A typical integrated circuit pushes electrical voltage across pathways, with transistors and stuff modifying it. When you interpret those voltages as mathematical values and logical instructions, then congratulations, you have created a processor, memory, and so forth. You don't need to use electricity for this. In fact, the history of Charles Babbage and Ada Lovelace was their attempts to perform computation on mechanical state.

Image Credit: University of Colorado
Chip contains optical (left) and electric (top and right) circuits.

One possible follow-up is photonic integrated circuits. This routes light through optical waveguides, rather than typical electric traces. The prototype made by University of Colorado Boulder (and UC Berkeley) seem to use photonics just to communicate, and an electrical IC for the computation.
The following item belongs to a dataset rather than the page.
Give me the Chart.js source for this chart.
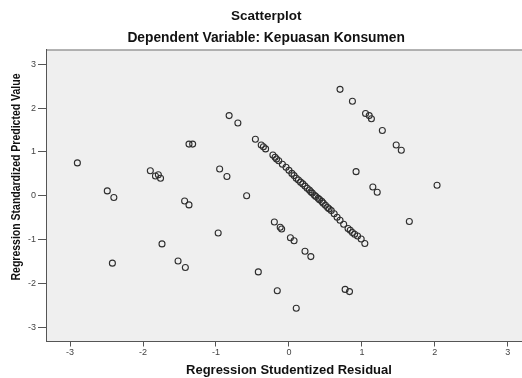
<!DOCTYPE html>
<html>
<head>
<meta charset="utf-8">
<script src="https://cdn.jsdelivr.net/npm/chart.js@4/dist/chart.umd.min.js"></script>
<style>
    html, body { margin: 0; padding: 0; background: #fff; overflow: hidden; }
    #wrap { width: 536px; height: 378px; }
</style>
</head>
<body>
<div id="wrap"><canvas id="scatter" width="536" height="378"></canvas></div>
<script>
// Chart texts
const chartTitle = "Scatterplot";
const chartSubtitle = "Dependent Variable: Kepuasan Konsumen";
const xTitle = "Regression Studentized Residual";
const yTitle = "Regression Standardized Predicted Value";

// Tick labels
const xTicks = [-3, -2, -1, 0, 1, 2, 3];
const yTicks = [-3, -2, -1, 0, 1, 2, 3];

// Studentized residuals (x) and standardized predicted values (y)
const residual = [
    -0.46, -0.38, -0.35, -0.32, -0.22, -0.19, -0.17, -0.14, -0.09, -0.04,
    0.00, 0.04, 0.07, 0.10, 0.13, 0.16, 0.19, 0.22, 0.25, 0.28,
    0.30, 0.32, 0.35, 0.37, 0.40, 0.42, 0.45, 0.47, 0.50, 0.53,
    0.55, 0.58, 0.62, 0.66, 0.70, 0.75, 0.81, 0.84, 0.87, 0.90,
    0.94, 0.99, 1.04,
    -2.90, -0.82, -0.70, -1.37, -1.32, -1.90, -1.83, -1.79, -1.76, -0.95,
    -0.85, -2.49, -2.40, -1.43, -1.37, -0.58, -2.42, -1.74, -1.52, -1.42,
    -0.97, -0.42, -0.16, -0.20, -0.12, -0.10, 0.02, 0.07, 0.22, 0.30,
    0.10, 0.77, 0.83, 1.65, 0.70, 0.87, 1.05, 1.10, 1.13, 1.28,
    1.47, 1.54, 0.92, 1.15, 1.21, 2.03
];
const predicted = [
    1.29, 1.16, 1.12, 1.07, 0.93, 0.88, 0.84, 0.80, 0.72, 0.65,
    0.58, 0.51, 0.46, 0.40, 0.36, 0.31, 0.27, 0.22, 0.17, 0.13,
    0.09, 0.06, 0.01, -0.02, -0.06, -0.09, -0.13, -0.17, -0.22, -0.27,
    -0.30, -0.34, -0.41, -0.49, -0.56, -0.65, -0.75, -0.79, -0.84, -0.88,
    -0.92, -0.99, -1.09,
    0.75, 1.83, 1.66, 1.18, 1.18, 0.57, 0.45, 0.48, 0.40, 0.61,
    0.44, 0.11, -0.04, -0.12, -0.21, 0.00, -1.54, -1.10, -1.49, -1.64,
    -0.85, -1.74, -2.17, -0.60, -0.72, -0.76, -0.96, -1.03, -1.27, -1.39,
    -2.57, -2.14, -2.19, -0.59, 2.43, 2.16, 1.88, 1.83, 1.76, 1.49,
    1.16, 1.04, 0.55, 0.20, 0.08, 0.24
];

let points = residual.map((x, i) => ({ x: x, y: predicted[i] }));

// plot background + top border
const plotBackground = {
    id: "plotBackground",
    beforeDraw(chart) {
        let { ctx, chartArea } = chart;
        ctx.save();
        ctx.fillStyle = "#efefef";
        ctx.fillRect(chartArea.left, chartArea.top, chartArea.right - chartArea.left, chartArea.bottom - chartArea.top);
        ctx.strokeStyle = "#9a9a9a";
        ctx.lineWidth = 1.5;
        ctx.beginPath();
        ctx.moveTo(chartArea.left, chartArea.top);
        ctx.lineTo(chartArea.right, chartArea.top);
        ctx.stroke();
        ctx.restore();
    }
};

// vertical axis title (SPSS puts it a bit above centre)
const yAxisTitle = {
    id: "yAxisTitle",
    afterDraw(chart) {
        let ctx = chart.ctx;
        ctx.save();
        ctx.font = "bold 12px 'Liberation Sans', Arial, sans-serif";
        ctx.fillStyle = "#111";
        ctx.textAlign = "center";
        ctx.textBaseline = "middle";
        let w = ctx.measureText(yTitle).width;
        ctx.translate(17, 177);
        ctx.rotate(-Math.PI / 2);
        ctx.scale(207 / w, 1);
        ctx.fillText(yTitle, 0, 0);
        ctx.restore();
    }
};

new Chart(document.getElementById("scatter").getContext("2d"), {
    type: "scatter",
    data: {
        datasets: [{
            data: points,
            pointStyle: "circle",
            pointRadius: 3,
            pointHoverRadius: 3,
            borderColor: "#2e2e2e",
            borderWidth: 1.1,
            backgroundColor: "rgba(0,0,0,0)"
        }]
    },
    options: {
        responsive: false,
        animation: false,
        layout: { padding: { left: 0, right: 3.7, top: 0, bottom: 0 } },
        plugins: {
            legend: { display: false },
            tooltip: { enabled: false },
            title: {
                display: true,
                text: chartTitle,
                color: "#111",
                font: { family: "'Liberation Sans', Arial, sans-serif", size: 13.5, weight: "bold", lineHeight: 1.2 },
                padding: { top: 7.9, bottom: 2 }
            },
            subtitle: {
                display: true,
                text: chartSubtitle,
                color: "#111",
                font: { family: "'Liberation Sans', Arial, sans-serif", size: 13.8, weight: "bold", lineHeight: 1.2 },
                padding: { top: 3.6, bottom: 3.7 }
            }
        },
        scales: {
            x: {
                type: "linear",
                min: -3.33,
                max: 3.33,
                afterBuildTicks: scale => { scale.ticks = xTicks.map(v => ({ value: v })); },
                afterFit: scale => { scale.height = 36.5; },
                ticks: {
                    color: "#444",
                    font: { family: "'Liberation Sans', Arial, sans-serif", size: 9 },
                    padding: 1,
                    maxRotation: 0
                },
                grid: { drawOnChartArea: false, drawTicks: true, tickLength: 5, color: "#555" },
                border: { display: true, color: "#555", width: 1 },
                title: {
                    display: true,
                    text: xTitle,
                    color: "#111",
                    font: { family: "'Liberation Sans', Arial, sans-serif", size: 13, weight: "bold", lineHeight: 1.1 },
                    padding: { top: 0, bottom: 0 }
                }
            },
            y: {
                type: "linear",
                min: -3.33,
                max: 3.33,
                afterBuildTicks: scale => { scale.ticks = yTicks.map(v => ({ value: v })); },
                afterFit: scale => { scale.width = 46; },
                ticks: {
                    color: "#444",
                    font: { family: "'Liberation Sans', Arial, sans-serif", size: 9 },
                    padding: 2
                },
                grid: { drawOnChartArea: false, drawTicks: true, tickLength: 8, color: "#555" },
                border: { display: true, color: "#555", width: 1 }
            }
        }
    },
    plugins: [plotBackground, yAxisTitle]
});
</script>
</body>
</html>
The advantage is high bandwidth, high density, and low power.

This sort of technology was being investigated for several years. My undergraduate thesis for Physics involved computing light transfer through defects in a photonic crystal, using it to create 2D waveguides. With all the talk of silicon fabrication coming to its limits, as 14nm transistors are typically made of around two-dozen atoms, this could be a new direction to innovate.

And honestly, wouldn't you want to overclock your PC to 400+ THz? Make it go plaid for ludicrous speed. (Yes, this paragraph is a joke.)